How are you developing your own creative monopoly?  You do not have to be a multinational. Several local SME’s I have contact with have successfully created their own creative monopoly in their area, carved out a niche where the competition is minimal, and are doing very well.

 

 

How organisations think

Well, they can’t, not without people. It is the people who think, then act to get stuff done via organisational processes. It does not matter if you are BHP, or a two person  consultancy, it works the same way. Indeed, if you are a one man business, find others against whom you can test your individual thinking, and it will improve.

The essence of “thinking,” really teasing out the guts of a problem or situation is to make use of all the available data and opinions, not just those that agree with yours, not just those that rise from a similar set of assumptions, and certainly not those that lead to a semi-predetermined outcome. 

People avoid conflict, it is uncomfortable, they avoid being on the outside of the crowd, but guess where all the really new stuff comes from, so the challenge in enabling organisations to think is to encourage conflict of the mind, to welcome ideas that challenge ours, and embrace the conflict.

The worst thing I have seen in 20 years of consulting on strategy, marketing and improvement is silence. It is always a strong indicator that the organisation is not thinking, but looking to the bosses to make the decisions, because they know best. 

Bullshit I say, give me the friendly, heartfelt noise of active debate any time.

Is the Government serious about Innovation?

Leaving aside the fact that it is an election year, and rhetoric is the usual fare served up, there remains an economy to run.

Lots of space will be allocated to “Innovation” plans, the Manufacturing jobs announcements a few weeks ago, the Arts creativity and Innovation plan announced yesterday,  big announcements, lots of largely recycled money that probably will not be delivered, and hot air expended, but what of the real dilemma?

Governments govern, they (attempt to) create repreatable processes that exclude variation and eschews risk, whereas innovation requires a high tolerance for risk and failure, the absolute opposite of the risk appetite of Government. Distinctly oil and water here!

How do we encourage and support startups, the innovation lifeblood of the economy? The stuff we can dig up and flog at commodity prices cannot in the long run be anything but a race to the bottom of the price curve, and we will lose, as we are unprepared to accept the labour, environmental and public oversight deficiencies of our less fussy international competitors.

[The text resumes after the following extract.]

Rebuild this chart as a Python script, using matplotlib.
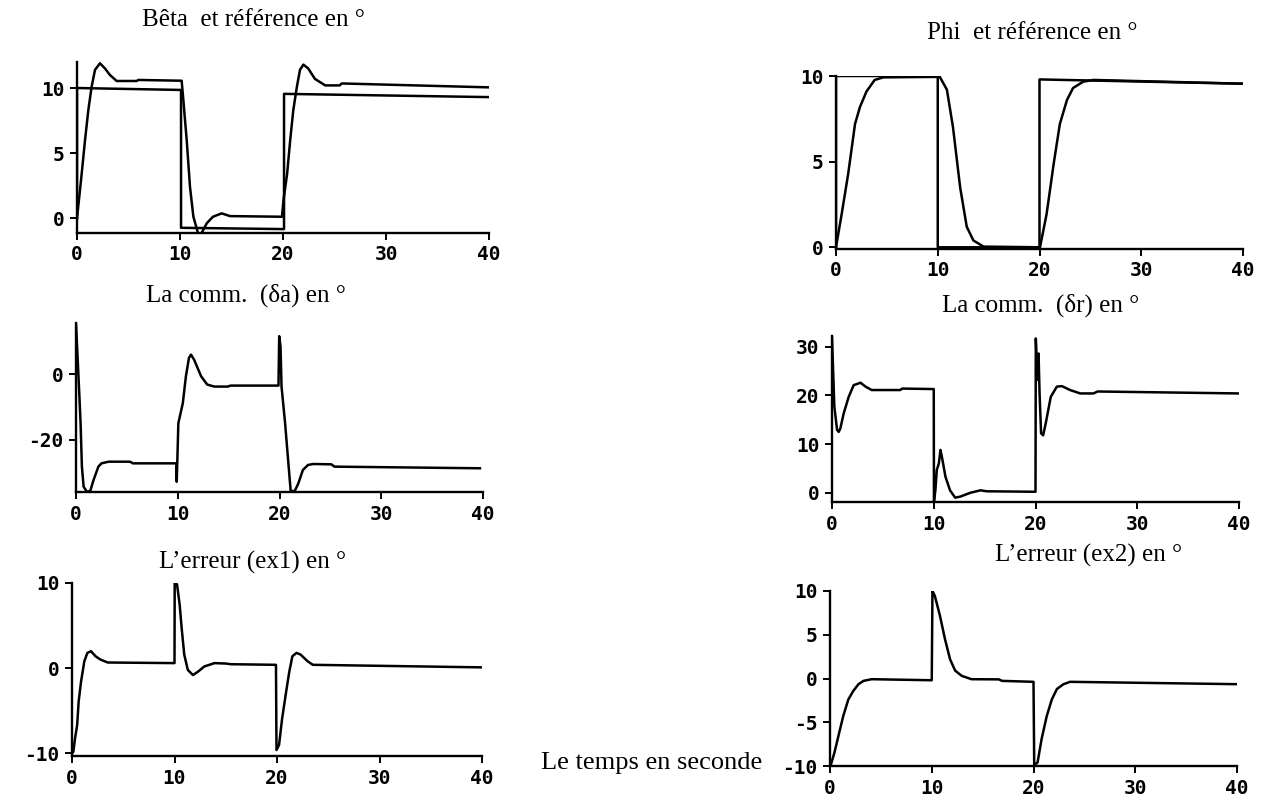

At a time when our exports of services are declining, can we ignore the opportunities in tech startups and services?  When Google puts its money where its mouth is, and gets together with a few entrepreneurs with a track record of success as they have with the Silicon Beach Action Group, should we listen?

 

 

The next big thing

The next big wave of innovation just may be co-ordination services.

When you think about it, the web has given us huge amounts of data at our fingertips, but created the problem of dealing with all the options we have. Usually we want only a very few options from which to make a choice, the more tailored those options are to our needs, the better, but we are now being deluged.

Think about the co-ordination of travel needs of inner city residents and transport. Often they do not need a car much, but when they do, a standard rental is not always convenient. Enter Zipcar. Travel planning is made easier by the on line room booking systems, AirBnB co-ordinates those plans with the needs of owners of non hotel facilities that people may like, and a bit of extra cash. The list goes on.

The current “scandal” of horsemeat in Findus products in Europe, and the Jindi cheese Listeria recall in Australia highlight the frailties of food safety sensative supply chains. We have the cpability to make the whole chain absolutely transparent, every product traceable, and if we used it, the problems would be gone. The challenge is the collection, analysis and delivery of the data, co-ordinated with the need for the data.

Co-ordinating and organising all this data, seamlessly, instantly, across all your devices and locations should be a fertile field of innovation.